Opinión

El misil boliviano

Alejandro Hope

Existe una desconexión entre los objetivos y los medios de la política exterior mexicana

En noviembre de 2019, la misión para traer a México al presidente depuesto de Bolivia, Evo Morales, estuvo cerca de acabar en tragedia.

En su libro “A la Mitad del Camino”, el presidente Andrés Manuel López Obrador reveló que, luego de despegar del aeropuerto de Cochabamba, el avión de la Fuerza Aérea Mexicana en el que viajaba Morales fue atacado con un lanzagranadas. Para fortuna de los pasajeros y gracias a la pericia del piloto, el proyectil no dio en el blanco y la aeronave pudo llegar a México sin contratiempos.

La historia suena un poco novelesca (¿no resultaría menos riesgoso y más efectivo para los militares bolivianos impedir el despegue del avión que dispararle en pleno vuelo?), pero démosla por buena. Y consideremos un escenario alternativo: ¿qué hubiera sucedido si el proyectil hubiese dado en el blanco, provocando la caída del avión y la muerte de sus pasajeros y tripulantes?

¿Qué hubiese hecho el gobierno de México ante una agresión de ese tipo? Estamos en el terreno de la especulación, pero probablemente no mucho. Tal vez hubiera roto relaciones diplomáticas con Bolivia y buscado algún tipo de condena al hecho en organismos multilaterales (OEA, ONU) o mecanismos regionales (CELAC, Grupo de Lima, etc.). Pero ante el equivalente de un acto de guerra, ¿la opinión pública mexicana quedaría satisfecha con una respuesta diplomática? No estoy seguro.

¿Qué más se podría hacer entonces? Tal vez se podría pensar en algún paquete de sanciones económicas que involucrase no solo a México, sino también a países vecinos (Brasil, Argentina, Perú, Chile) y Estados Unidos. Eso podría tener efectos potentes, pero requeriría hilar fino con muchos gobiernos cuyos intereses no necesariamente estarían alineados con los de nuestro país.

¿Y, por último, habría alternativas militares? No se me ocurre ninguna. Las Fuerzas Armadas mexicanas no están pensadas para misiones en el exterior.

Dicho de otro modo, en un escenario como el planteado, el gobierno mexicano hubiera tenido pocos instrumentos de respuesta. Y lo mismo vale para otras contingencias que pudieron haberse presentado en la misión. Los militares bolivianos podrían haber impedido que la aeronave despegara y mantenido al personal mexicano como rehén durante días. O también podrían haber intentado tomar por asalto el avión para sacar a Evo Morales. Igual que en el caso del proyectil, el gobierno de México hubiese tenido muy pocas fichas en esos escenarios.

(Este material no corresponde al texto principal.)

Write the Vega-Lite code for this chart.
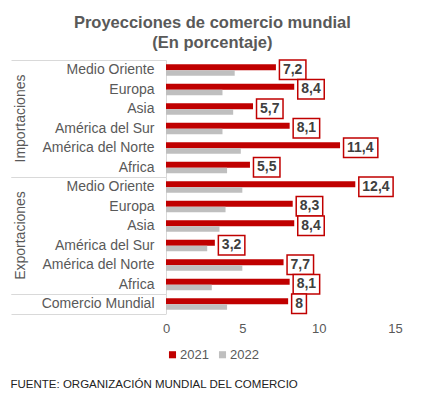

Eso lleva a un tema de fondo: existe una desconexión entre los objetivos y los medios de la política exterior mexicana. El caso de Bolivia es ilustrativo: por buenas o malas razones, el gobierno de México decidió intervenir en un conflicto político interno en un país extranjero, pero sin contar con instrumentos de respuesta si algo salía mal. Por suerte, la operación salió limpia y la contradicción no se materializó, pero podríamos no ser tan afortunados a la próxima.

Porque va a haber próxima, en este gobierno o en alguno futuro. El principio de no intervención nunca se ha aplicado al pie de letra ni es necesariamente lo que más conviene al interés nacional. Van a suceder otras crisis como la boliviana en 2019 y el gobierno de México puede decidir que es necesario intervenir.

Dado ese hecho, es indispensable empezar a cerrar la brecha entre objetivos y medios en la política exterior. Y eso obliga, entre otras cosas, a revisar nuestra postura de defensa y salir del simplismo que asume que, como nadie va a invadir el territorio nacional, la Sedena y la Semar pueden dedicarse casi por entero a tareas no militares.

Si queremos participar en el mundo, tenemos que darnos los instrumentos para hacerlo.